This poem is a classic example of someone being taken by surprise by beauty and just staring at it, wide-eyed and open-mouthed. On the other hand, the neatness and precision of the sonnet form might seem at odds with the speaker's spontaneous bursts of joy. We don't know too many people who speak in Petrarchan sonnets when they're happy. Also, the speaker spends a significant portion of the poem talking about how great the scenery is rather than describing it. The second half of the poem contains more description than the first.
Wordsworth was attracted to the scene by the juxtaposition (or contradiction) of a chaotic metropolis that seemed to be resting or "asleep."
Despite the absence of most people at such an early hour, Wordsworth "peoples" the city with inanimate things like the light, the river, and the houses.
The poem makes clear that London is not entirely responsible for its beauty in the morning. A number of factors, including the unusual absence of any fog and the way the light strikes the ships and buildings, combine to make a perfect scene. Because the speaker knows that such a combination does not happen very often, he thinks that a person would be foolish just to pass by, assuming there will always be other chances to see such beauty. The speaker believes you have to take advantage of such opportunities when you have them.
The poem expresses the speaker's desire to stop time, to prevent the city from ever "waking up."
The image of a beautiful garment implies that the city is like a blank canvas that nature adorns, rather than something possessing beauty on its own.
Wordsworth is the quintessential nature poet. In this poem, London seems like a part of nature rather than a separate sphere of existence. Contrast Wordsworth's attitude with the attitude of William Blake in his poem "London," from the Songs of Experience, in which the city teems with unnatural political and social problems. "Composed Upon Westminster Bridge" takes the view that the city can be surprisingly restful, and the speaker goes so far as to compare it favorably with the solitude of nature.
Wordsworth's use of personification attempts to paint the beauty of nature as an achievement of human culture.
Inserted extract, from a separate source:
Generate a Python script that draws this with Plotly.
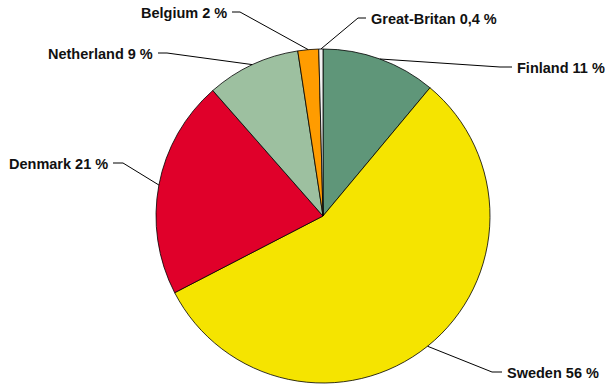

The poem tells us very little about how Wordsworth feels about everyday city life. He abstracts the buildings and landmarks of London from their inhabitants.
City, 1. Countryside, 0. The city wins! OK, so if you took the whole of Wordsworth's poetic works, the score would probably run more like: City, 6. Countryside, 250. Few writers, past or present, have expressed their love for rural life quite so much as Wordsworth. Maybe that's why it's somewhat surprising to hear him say that he never felt so calm as he did when standing on London's Westminster Bridge. He seems surprised himself. Maybe the answer to this riddle is that Wordsworth integrated the city into his general vision of the countryside, breaking down the barrier between the two. But we still think he would have been very unhappy if he had been forced to move to London permanently.
The city's freshness is more beautiful than the freshness of the countryside because it runs counter to expectation. The element of surprise accounts for the speaker's enthusiasm.